Business

Stocks rebound from coronavirus selloff

Posted February 3, 2020 11:10 a.m. EST
Updated February 3, 2020 4:18 p.m. EST

Dow jumps more than 200 points, rebounding from coronavirus selloff

— The Dow and the broader US stock market rallied Monday, as stocks rebounded from last week's sharp selloff over potential fallout from the global coronavirus outbreak.

An onslaught of quarantine measures and travel restrictions imposed by companies and governments worldwide led to a perception that the virus outbreak will likely be contained.

This put US and European stock markets at ease on Monday, even though the risk surrounding the outbreak is not eliminated and the economic repercussions are yet to be determined.

China's central bank also stepped in to prop up the market, giving investors around the world confidence that the fallout would be somewhat managed.

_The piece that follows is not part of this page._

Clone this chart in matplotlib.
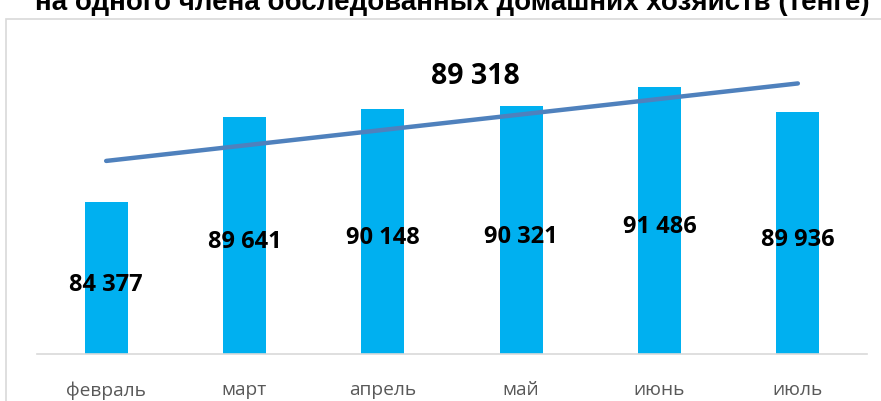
import matplotlib.pyplot as plt
from matplotlib.patches import Rectangle
import numpy as np

# данные
months = ['февраль', 'март', 'апрель', 'май', 'июнь', 'июль']
income = [84377, 89641, 90148, 90321, 91486, 89936]
title = 'на одного члена обследованных домашних хозяйств (тенге)'

W, H = 881, 402
fig = plt.figure(figsize=(W / 100, H / 100), dpi=100)

# рамка области диаграммы
top = 1 - 20 / H
fig.patches.append(Rectangle((6 / W, -0.1), 1.2, top + 0.1,
                             transform=fig.transFigure, fill=False,
                             edgecolor='#d9d9d9', linewidth=1.2))

ax = fig.add_axes([37 / W, 1 - 355 / H, (867 - 37) / W, (355 - 15) / H])
x = np.arange(len(months))
ax.bar(x, income, width=0.31, color='#00b0f0', zorder=2)

# линейный тренд
k, b = np.polyfit(x, income, 1)
ax.plot(x, k * x + b, color='#4f81bd', linewidth=3.2, solid_capstyle='round', zorder=3)

ax.set_xlim(-0.5, len(months) - 0.5)
ax.set_ylim(75000, 96000)

# подписи значений в середине столбцов
for i, v in enumerate(income):
    ax.annotate(f'{v:,}'.replace(',', ' '), (i, (75000 + v) / 2), xytext=(0, -4),
                textcoords='offset points', ha='center', va='center',
                fontsize=17, fontweight='bold', family='Open Sans', color='black', zorder=4)

avg = np.mean(income)
ax.text(2.67, 92200, f'{avg:,.0f}'.replace(',', ' '), ha='center', va='center',
        fontsize=20.5, fontweight='bold', family='Open Sans', color='black')

ax.set_xticks(x)
ax.set_xticklabels(months, family='Open Sans', fontsize=13.8, color='#595959')
ax.tick_params(axis='x', length=0, pad=19)
ax.set_yticks([])
for s in ['top', 'right', 'left']:
    ax.spines[s].set_visible(False)
ax.spines['bottom'].set_color('#d9d9d9')
ax.spines['bottom'].set_linewidth(1.2)

fig.text(452 / W, 1 - 10 / H, title, ha='center', va='baseline', fontsize=20,
         fontweight='bold', family='Liberation Sans', color='black')

fig.savefig('out.png', dpi=100)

The Dow closed up 0.5%, or 144 points, after climbing as many as 374 points during Monday's trading session, retracing some of its losses from last week. The index had finished down more than 600 points on Friday.

The S&P 500 closed up 0.7%, while the Nasdaq Composite finished 1.3% higher.

"It seems many investors just want to 'buy the dip'," wrote Edward Moya, senior market analyst at Oanda in a not to clients. Investors often try to buy stocks after a sell-off, betting that companies' fundamentals are strong enough to overcome the negative sentiment.

Both the Dow and the S&P 500 erased all their January gains Friday over the virus scare, and they ended the month in the red.

Meanwhile, Chinese equities had their worst day in nine years upon reopening after the Lunar New Year holiday during which the outbreak intensified.

Oil prices remained under pressure, as the outbreak is weighing on demand for the commodity. US oil prices briefly dropped below $50 a barrel Monday, and settled at $50.11 a barrel. They haven't been this low since January 2019.

Elsewhere, traditional safe haven assets like gold and US Treasury bonds are down as stocks rebound and demand for safety bets wanes.